Docket No. 1:15-cv-00194-MOC, Related Bankruptcy Case No. 11-10053.
United States District Court, W.D. North Carolina, Asheville Division.
October 9, 2015.
MAX O. COGBURN, Jr., District Judge.
THIS MATTER is before the court on Appellant Biltmore Investments, LTD.’s, (“Biltmore”) “Motion for Leave to Appeal Pursuant to 28 U.S.C. § 158(a)(3) and Stay Pending Appeal Or Expedited Briefing Schedule” (#2), which was filed on September 3, 2015. Appellee filed a “Limited Response and Objection” (#3)  on September 15, 2015, largely raising objections to the way that Appellant sought a stay of the Bankruptcy Order at issue in its motion.
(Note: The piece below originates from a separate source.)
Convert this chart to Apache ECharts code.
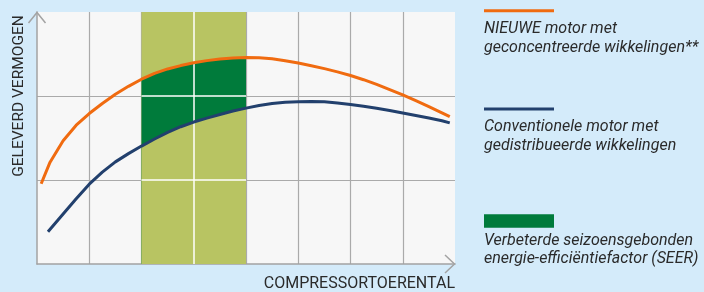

This matter was reassigned to the undersigned on October 2, 2015 and the court has reviewed the motion and response.
Here, Appellant has filed a Motion for Leave to Appeal pursuant to Fed. R. Bankr. P. 8004, which governs appeals from interlocutory orders of the Bankruptcy Court. Appellant has provided, in accordance with such rule, the facts necessary to understand the question presented; the question itself; the relief sought; a brief statement of reasons why leave to appeal should be granted; and a copy of the interlocutory order. Appellant did not attach a brief or any supporting memorandum of law setting forth legal arguments or relevant cases for the court’s consideration to such motion. To the extent that Appellant seeks an “expedited briefing schedule,” as indicated in the title of the motion, the court will allow Appellant fourteen (14) days to so file a supporting brief. That brief should include reference to all supporting legal authority that Appellant wishes the court to consider in determining whether to grant leave to appeal. See, e.g., In re Robinson, No. 1:10CV226, 2011 WL 1695914, at *3 (W.D.N.C. May 3, 2011); In re Biltmore Investments, Ltd., No. 1:15-CV-00113-MOC, 2015 WL 5567561, at *3 (W.D.N.C. Sept. 22, 2015) (discussing the standards that a district court considers when determining whether to grant leave to appeal). Appellee will have fourteen (14) days to so respond. The parties are advised that this court is accustomed to receiving supporting briefs along with any motions before the court. See LCvR 7.1(C) (“Requirement of Briefs. Briefs shall be filed contemporaneously with the motion . . .”). In other words, when a party files a motion, it need not wait for the court to set a briefing deadline. If Appellant wishes to “expedite” the briefing schedule, it may file a supporting brief as soon as it wishes, and such filing will trigger the 14-day response window for Appellee.
To the extent Appellant seeks to stay the Bankruptcy Order at issue, such request is governed by Fed. R. Bankr. P 8007. Appellant must argue the issue of the stay in its brief as well, as it has offered no reason why a stay should be granted by this court in its motion. As Appellee points out in his response, Fed. R. Bankr. P. 8007(a)(1)(A) provides that, “[o]rdinarily, a party must move first in the bankruptcy court for . . . a stay of a judgment, order, or decree of the bankruptcy court pending appeal.” Review of the Bankruptcy Record indicates that Appellant made no such motion. Thus, if Appellant seeks a stay from this court under Fed. R. Bankr. P. 8007(b), which governs motions to stay in district court, it must:
(A) show that moving first in the bankruptcy court would be impracticable; or
(B) if a motion was made in the bankruptcy court, either state that the court has not yet ruled on the motion, or state that the court has ruled and set out any reasons given for the ruling.
Fed. R. Bankr. P. 8007(b)(2). Appellant must also include: (A) the reasons for granting the relief requested and the facts relied upon; (B) affidavits or other sworn statements supporting facts subject to dispute; and (C) relevant parts of the record. Fed. R. Bankr. P. 8007(b)(3). Appellant must also provide the court with legal authority in support of its motion to stay.
IT IS, THEREFORE, ORDERED that Appellant file a brief in support of its Motion for Leave to Appeal and Stay Pending Appeal (#2) within 14 days of this Order. Appellee shall have 14 days to so respond. There will be no reply.
IT IS FURTHER ORDERED that the Clerk of Court enter such deadlines in ECF accordingly.
 It appears that TD Bank filed an identical motion in Bankruptcy Court, which the Bankruptcy Court then transmitted to this court’s docket. See (#4).